**Directions for this task**
Return all the data below as it stands, minus the pictures.

**Data lines**
** Begin **

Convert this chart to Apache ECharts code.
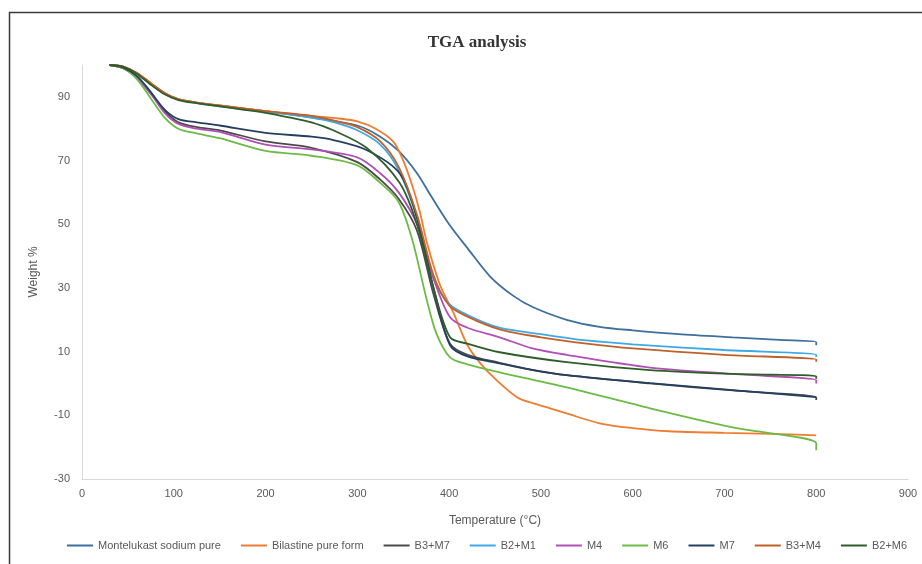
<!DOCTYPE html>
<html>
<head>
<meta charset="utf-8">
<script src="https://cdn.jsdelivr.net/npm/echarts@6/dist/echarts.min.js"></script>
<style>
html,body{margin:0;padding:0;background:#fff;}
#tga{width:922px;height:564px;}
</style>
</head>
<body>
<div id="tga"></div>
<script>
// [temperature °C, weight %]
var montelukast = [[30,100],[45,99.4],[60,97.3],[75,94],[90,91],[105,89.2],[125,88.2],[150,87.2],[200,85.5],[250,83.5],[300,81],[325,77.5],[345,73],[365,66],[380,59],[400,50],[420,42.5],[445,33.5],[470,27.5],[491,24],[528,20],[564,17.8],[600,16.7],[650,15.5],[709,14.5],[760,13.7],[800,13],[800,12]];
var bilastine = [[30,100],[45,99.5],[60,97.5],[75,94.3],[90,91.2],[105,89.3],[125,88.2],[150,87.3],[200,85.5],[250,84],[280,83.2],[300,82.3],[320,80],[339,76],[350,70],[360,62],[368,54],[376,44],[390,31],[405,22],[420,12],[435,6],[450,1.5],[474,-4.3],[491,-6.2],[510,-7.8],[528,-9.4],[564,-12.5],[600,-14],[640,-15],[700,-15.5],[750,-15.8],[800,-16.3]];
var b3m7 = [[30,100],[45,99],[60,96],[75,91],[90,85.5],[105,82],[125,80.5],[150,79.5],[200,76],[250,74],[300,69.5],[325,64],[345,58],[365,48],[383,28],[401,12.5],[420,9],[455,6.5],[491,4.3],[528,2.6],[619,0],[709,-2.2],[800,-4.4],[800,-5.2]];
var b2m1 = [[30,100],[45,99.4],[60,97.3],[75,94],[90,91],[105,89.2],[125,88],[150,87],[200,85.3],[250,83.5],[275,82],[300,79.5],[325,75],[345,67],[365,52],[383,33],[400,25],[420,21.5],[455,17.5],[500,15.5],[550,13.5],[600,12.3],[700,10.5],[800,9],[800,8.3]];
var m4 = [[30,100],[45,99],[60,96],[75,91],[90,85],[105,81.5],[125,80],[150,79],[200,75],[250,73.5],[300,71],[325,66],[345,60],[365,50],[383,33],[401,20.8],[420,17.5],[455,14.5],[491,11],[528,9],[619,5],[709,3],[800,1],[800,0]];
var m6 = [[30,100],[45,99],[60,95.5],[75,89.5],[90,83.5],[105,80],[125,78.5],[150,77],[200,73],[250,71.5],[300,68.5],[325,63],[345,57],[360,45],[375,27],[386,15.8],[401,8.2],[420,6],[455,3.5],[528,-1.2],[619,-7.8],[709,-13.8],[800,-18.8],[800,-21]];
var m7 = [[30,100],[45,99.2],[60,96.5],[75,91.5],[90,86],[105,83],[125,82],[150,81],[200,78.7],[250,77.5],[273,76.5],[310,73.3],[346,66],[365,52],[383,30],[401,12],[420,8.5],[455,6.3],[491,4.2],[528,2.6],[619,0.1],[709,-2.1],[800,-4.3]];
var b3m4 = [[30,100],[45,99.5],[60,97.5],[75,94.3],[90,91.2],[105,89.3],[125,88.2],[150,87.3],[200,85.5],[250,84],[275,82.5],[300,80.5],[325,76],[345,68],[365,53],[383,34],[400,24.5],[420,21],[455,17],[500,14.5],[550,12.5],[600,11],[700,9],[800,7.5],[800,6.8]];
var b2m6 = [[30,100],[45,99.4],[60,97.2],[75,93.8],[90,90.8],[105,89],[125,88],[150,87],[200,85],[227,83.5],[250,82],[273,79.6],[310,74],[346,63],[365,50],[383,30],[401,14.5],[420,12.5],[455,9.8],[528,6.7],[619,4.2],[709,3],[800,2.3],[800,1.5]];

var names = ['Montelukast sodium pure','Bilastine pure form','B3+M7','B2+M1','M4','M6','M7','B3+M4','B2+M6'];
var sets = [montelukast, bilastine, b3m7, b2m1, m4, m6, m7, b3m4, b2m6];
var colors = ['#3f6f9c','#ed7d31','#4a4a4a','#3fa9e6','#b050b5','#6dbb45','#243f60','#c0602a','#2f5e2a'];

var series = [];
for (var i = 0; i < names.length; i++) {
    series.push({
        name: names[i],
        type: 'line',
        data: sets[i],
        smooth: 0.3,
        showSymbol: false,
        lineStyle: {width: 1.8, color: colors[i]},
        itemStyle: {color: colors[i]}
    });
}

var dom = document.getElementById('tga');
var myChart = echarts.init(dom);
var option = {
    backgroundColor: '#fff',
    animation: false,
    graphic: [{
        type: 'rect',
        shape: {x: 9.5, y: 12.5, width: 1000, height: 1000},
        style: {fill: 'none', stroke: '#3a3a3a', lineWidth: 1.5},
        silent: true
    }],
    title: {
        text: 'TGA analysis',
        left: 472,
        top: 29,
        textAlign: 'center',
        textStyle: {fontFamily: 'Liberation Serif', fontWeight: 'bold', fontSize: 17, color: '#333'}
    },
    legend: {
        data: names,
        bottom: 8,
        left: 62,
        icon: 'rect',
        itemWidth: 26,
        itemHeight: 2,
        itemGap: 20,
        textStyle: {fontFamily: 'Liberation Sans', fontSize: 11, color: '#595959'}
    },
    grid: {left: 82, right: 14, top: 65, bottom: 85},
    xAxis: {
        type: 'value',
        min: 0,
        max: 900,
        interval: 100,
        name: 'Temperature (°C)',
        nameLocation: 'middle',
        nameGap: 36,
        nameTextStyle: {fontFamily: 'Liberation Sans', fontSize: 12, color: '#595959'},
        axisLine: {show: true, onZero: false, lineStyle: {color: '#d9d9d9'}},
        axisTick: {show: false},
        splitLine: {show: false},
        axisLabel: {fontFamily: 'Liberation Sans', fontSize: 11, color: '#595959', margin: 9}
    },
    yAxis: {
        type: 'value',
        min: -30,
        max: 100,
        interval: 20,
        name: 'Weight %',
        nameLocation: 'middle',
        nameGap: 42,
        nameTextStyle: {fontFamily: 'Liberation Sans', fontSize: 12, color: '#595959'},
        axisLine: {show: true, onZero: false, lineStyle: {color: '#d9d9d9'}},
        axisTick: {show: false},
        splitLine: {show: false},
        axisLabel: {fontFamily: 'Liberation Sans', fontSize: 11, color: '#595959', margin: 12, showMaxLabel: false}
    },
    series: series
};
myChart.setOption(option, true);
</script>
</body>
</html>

** End **

**Result of this exercise**
Convert this chart to Apache ECharts code.
<!DOCTYPE html>
<html>
<head>
<meta charset="utf-8">
<script src="https://cdn.jsdelivr.net/npm/echarts@6/dist/echarts.min.js"></script>
<style>
html,body{margin:0;padding:0;background:#fff;}
#tga{width:922px;height:564px;}
</style>
</head>
<body>
<div id="tga"></div>
<script>
// [temperature °C, weight %]
var montelukast = [[30,100],[45,99.4],[60,97.3],[75,94],[90,91],[105,89.2],[125,88.2],[150,87.2],[200,85.5],[250,83.5],[300,81],[325,77.5],[345,73],[365,66],[380,59],[400,50],[420,42.5],[445,33.5],[470,27.5],[491,24],[528,20],[564,17.8],[600,16.7],[650,15.5],[709,14.5],[760,13.7],[800,13],[800,12]];
var bilastine = [[30,100],[45,99.5],[60,97.5],[75,94.3],[90,91.2],[105,89.3],[125,88.2],[150,87.3],[200,85.5],[250,84],[280,83.2],[300,82.3],[320,80],[339,76],[350,70],[360,62],[368,54],[376,44],[390,31],[405,22],[420,12],[435,6],[450,1.5],[474,-4.3],[491,-6.2],[510,-7.8],[528,-9.4],[564,-12.5],[600,-14],[640,-15],[700,-15.5],[750,-15.8],[800,-16.3]];
var b3m7 = [[30,100],[45,99],[60,96],[75,91],[90,85.5],[105,82],[125,80.5],[150,79.5],[200,76],[250,74],[300,69.5],[325,64],[345,58],[365,48],[383,28],[401,12.5],[420,9],[455,6.5],[491,4.3],[528,2.6],[619,0],[709,-2.2],[800,-4.4],[800,-5.2]];
var b2m1 = [[30,100],[45,99.4],[60,97.3],[75,94],[90,91],[105,89.2],[125,88],[150,87],[200,85.3],[250,83.5],[275,82],[300,79.5],[325,75],[345,67],[365,52],[383,33],[400,25],[420,21.5],[455,17.5],[500,15.5],[550,13.5],[600,12.3],[700,10.5],[800,9],[800,8.3]];
var m4 = [[30,100],[45,99],[60,96],[75,91],[90,85],[105,81.5],[125,80],[150,79],[200,75],[250,73.5],[300,71],[325,66],[345,60],[365,50],[383,33],[401,20.8],[420,17.5],[455,14.5],[491,11],[528,9],[619,5],[709,3],[800,1],[800,0]];
var m6 = [[30,100],[45,99],[60,95.5],[75,89.5],[90,83.5],[105,80],[125,78.5],[150,77],[200,73],[250,71.5],[300,68.5],[325,63],[345,57],[360,45],[375,27],[386,15.8],[401,8.2],[420,6],[455,3.5],[528,-1.2],[619,-7.8],[709,-13.8],[800,-18.8],[800,-21]];
var m7 = [[30,100],[45,99.2],[60,96.5],[75,91.5],[90,86],[105,83],[125,82],[150,81],[200,78.7],[250,77.5],[273,76.5],[310,73.3],[346,66],[365,52],[383,30],[401,12],[420,8.5],[455,6.3],[491,4.2],[528,2.6],[619,0.1],[709,-2.1],[800,-4.3]];
var b3m4 = [[30,100],[45,99.5],[60,97.5],[75,94.3],[90,91.2],[105,89.3],[125,88.2],[150,87.3],[200,85.5],[250,84],[275,82.5],[300,80.5],[325,76],[345,68],[365,53],[383,34],[400,24.5],[420,21],[455,17],[500,14.5],[550,12.5],[600,11],[700,9],[800,7.5],[800,6.8]];
var b2m6 = [[30,100],[45,99.4],[60,97.2],[75,93.8],[90,90.8],[105,89],[125,88],[150,87],[200,85],[227,83.5],[250,82],[273,79.6],[310,74],[346,63],[365,50],[383,30],[401,14.5],[420,12.5],[455,9.8],[528,6.7],[619,4.2],[709,3],[800,2.3],[800,1.5]];

var names = ['Montelukast sodium pure','Bilastine pure form','B3+M7','B2+M1','M4','M6','M7','B3+M4','B2+M6'];
var sets = [montelukast, bilastine, b3m7, b2m1, m4, m6, m7, b3m4, b2m6];
var colors = ['#3f6f9c','#ed7d31','#4a4a4a','#3fa9e6','#b050b5','#6dbb45','#243f60','#c0602a','#2f5e2a'];

var series = [];
for (var i = 0; i < names.length; i++) {
    series.push({
        name: names[i],
        type: 'line',
        data: sets[i],
        smooth: 0.3,
        showSymbol: false,
        lineStyle: {width: 1.8, color: colors[i]},
        itemStyle: {color: colors[i]}
    });
}

var dom = document.getElementById('tga');
var myChart = echarts.init(dom);
var option = {
    backgroundColor: '#fff',
    animation: false,
    graphic: [{
        type: 'rect',
        shape: {x: 9.5, y: 12.5, width: 1000, height: 1000},
        style: {fill: 'none', stroke: '#3a3a3a', lineWidth: 1.5},
        silent: true
    }],
    title: {
        text: 'TGA analysis',
        left: 472,
        top: 29,
        textAlign: 'center',
        textStyle: {fontFamily: 'Liberation Serif', fontWeight: 'bold', fontSize: 17, color: '#333'}
    },
    legend: {
        data: names,
        bottom: 8,
        left: 62,
        icon: 'rect',
        itemWidth: 26,
        itemHeight: 2,
        itemGap: 20,
        textStyle: {fontFamily: 'Liberation Sans', fontSize: 11, color: '#595959'}
    },
    grid: {left: 82, right: 14, top: 65, bottom: 85},
    xAxis: {
        type: 'value',
        min: 0,
        max: 900,
        interval: 100,
        name: 'Temperature (°C)',
        nameLocation: 'middle',
        nameGap: 36,
        nameTextStyle: {fontFamily: 'Liberation Sans', fontSize: 12, color: '#595959'},
        axisLine: {show: true, onZero: false, lineStyle: {color: '#d9d9d9'}},
        axisTick: {show: false},
        splitLine: {show: false},
        axisLabel: {fontFamily: 'Liberation Sans', fontSize: 11, color: '#595959', margin: 9}
    },
    yAxis: {
        type: 'value',
        min: -30,
        max: 100,
        interval: 20,
        name: 'Weight %',
        nameLocation: 'middle',
        nameGap: 42,
        nameTextStyle: {fontFamily: 'Liberation Sans', fontSize: 12, color: '#595959'},
        axisLine: {show: true, onZero: false, lineStyle: {color: '#d9d9d9'}},
        axisTick: {show: false},
        splitLine: {show: false},
        axisLabel: {fontFamily: 'Liberation Sans', fontSize: 11, color: '#595959', margin: 12, showMaxLabel: false}
    },
    series: series
};
myChart.setOption(option, true);
</script>
</body>
</html>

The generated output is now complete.